Bears were looking at decent odds to get aggressive last week. The rally that began late October came to a screeching halt a week ago (Chart 1). Right where it could ideally have for them.
On the S&P 500 large cap index (2726.22), between the all-time intraday high of 2940.91 on September 21 and the low of 2603.54 on October 29, the index fell 11.5 percent. A 0.618 Fibonacci retracement of that decline comes to 2812.03. Fibonacci followers take this golden ratio very seriously, hence these numbers are always worth a close watch. For the past eight months, 2800 has also proven to be an important horizontal level where bulls and bears fought several tugs of war. This area also approximates the underside of a broken rising trend line from February 2016. All in all, resistance at 2800 was tough, and it held.

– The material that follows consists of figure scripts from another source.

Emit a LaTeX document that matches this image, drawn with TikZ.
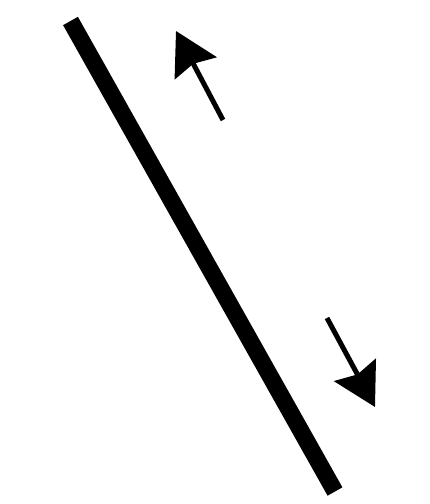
\documentclass[tikz,border=0pt]{standalone}
\usepackage{tikz}
\usetikzlibrary{arrows.meta}

\tikzset{
  wall/.style={line width=17pt},
  flow/.style={line width=5pt,-{Stealth[length=42pt,width=47pt,inset=5pt]}}
}

\begin{document}
\begin{tikzpicture}[x=1pt,y=-1pt]
\useasboundingbox (0,0) rectangle (430,504);
\coordinate (walltop) at (70.5,21);
\coordinate (wallbot) at (335,491.5);
\draw[wall] (walltop) -- (wallbot);
\coordinate (uptail) at (223,120);
\coordinate (uptip) at (176,31);
\draw[flow] (uptail) -- (uptip);
\coordinate (downtail) at (327,318);
\coordinate (downtip) at (375,407);
\draw[flow] (downtail) -- (downtip);
\end{tikzpicture}
\end{document}
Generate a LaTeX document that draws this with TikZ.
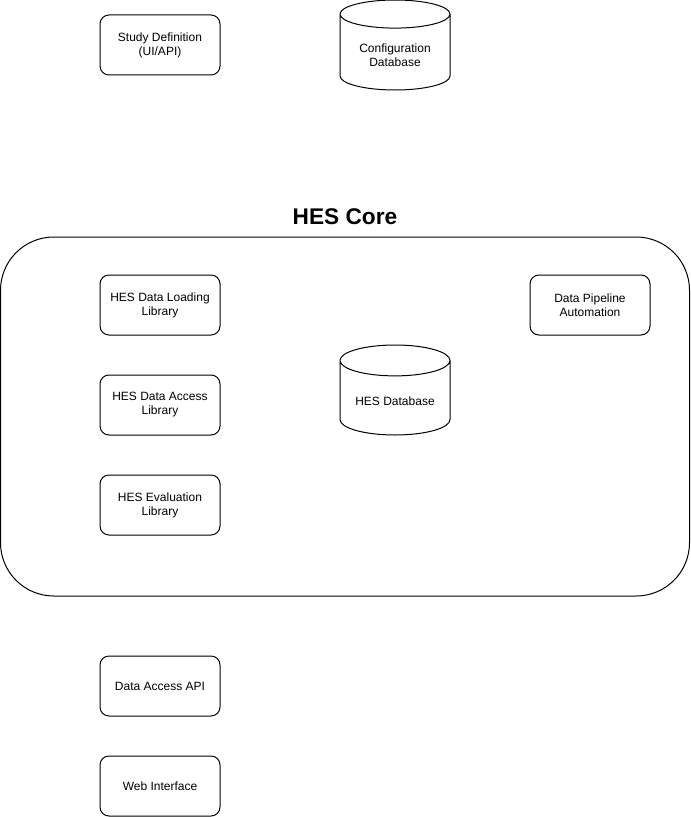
\documentclass[tikz,border=0pt]{standalone}
\usepackage{fontspec}
\setmainfont{Liberation Sans}
\usetikzlibrary{shapes.geometric}
\tikzstyle{component} = [rectangle, rounded corners=6.75pt, minimum width=90pt, minimum height=45pt, align=center, draw=black, line width=0.75pt, font=\fontsize{9}{10.5}\selectfont]
\tikzstyle{database} = [cylinder, shape border rotate=90, aspect=0.35, anchor=shape center, minimum width=82.5pt, minimum height=67.5pt, align=center, draw=black, line width=0.75pt, font=\fontsize{9}{10.5}\selectfont]
\tikzstyle{container} = [rectangle, rounded corners=40pt, minimum width=516.75pt, minimum height=269.25pt, draw=black, line width=0.75pt]
\tikzstyle{heading} = [font=\fontsize{17}{20}\selectfont\bfseries]

\begin{document}
\begin{tikzpicture}[x=0.75pt, y=-0.75pt, node distance=75pt]
\useasboundingbox (0,0) rectangle (691,817);
% configuration
\node (study)    [component] at (160,45) {Study Definition\\(UI/API)};
\node (configdb) [database] at (395,45)  {Configuration\\Database};
% core
\node (coretitle) [heading] at (345,217) {HES Core};
\node (core)  [container] at (345,416.5) {};
\node (load)  [component] at (160,305) {HES Data Loading\\Library};
\node (access)[component, below of=load] {HES Data Access\\Library};
\node (eval)  [component, below of=access] {HES Evaluation\\Library};
\node (pipeline) [component] at (590,305) {Data Pipeline\\Automation};
\node (hesdb) [database] at (395,390) {HES Database};
% access
\node (api)   [component] at (160,686) {Data Access API};
\node (web)   [component, below of=api] {Web Interface};
\end{tikzpicture}
\end{document}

Last Wednesday, post-Tuesday’s mid-term elections, the S&P 500 shot up 2.1 percent, but then the momentum stopped dead in its tracks. The intraday high of 2815.15 in that session essentially tested 2816.94 on October 17 – unsuccessfully.

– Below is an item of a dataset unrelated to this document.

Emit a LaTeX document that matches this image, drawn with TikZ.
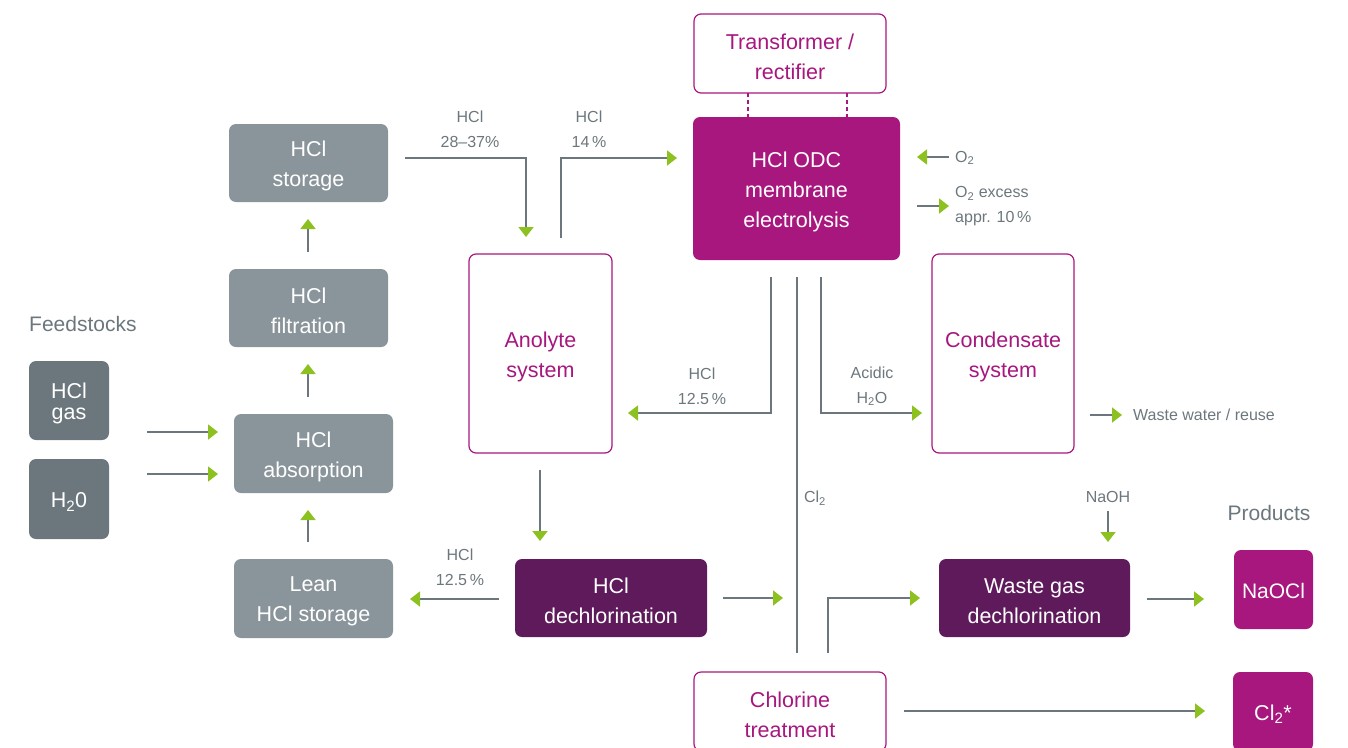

Arguably, shorts anticipated this, expecting either a test of recent lows or worse. In the latter scenario, overbought monthly indicators can continue to unwind.
In the October 16-31 period, short interest on SPY (SPDR S&P 500 ETF) rose 3.3 percent period-over-period to 186.3 million shares. In all of October, it jumped 23 percent. As early as mid-August, short interest was 143.3 million.
NYSE and Nasdaq short interest shows a similar trend. On the Nasdaq in particular, shorts have been persistently adding all this year (Chart 2). The mid-October high of 8.9 billion shares was the highest since mid-March 2016.
If longs can regroup in time, the rather elevated level of short interest in due course can end up helping them as shorts begin to lock in profit. As a matter of fact, on the S&P 500 they are staring at one such opportunity. The volatility over the past month has created a potentially bullish reverse-head-and-shoulders pattern. For that, two things need to happen – (1) hold 2700 and then take out 2800. Should things evolve this way, technicians would be eventually eyeing 3000.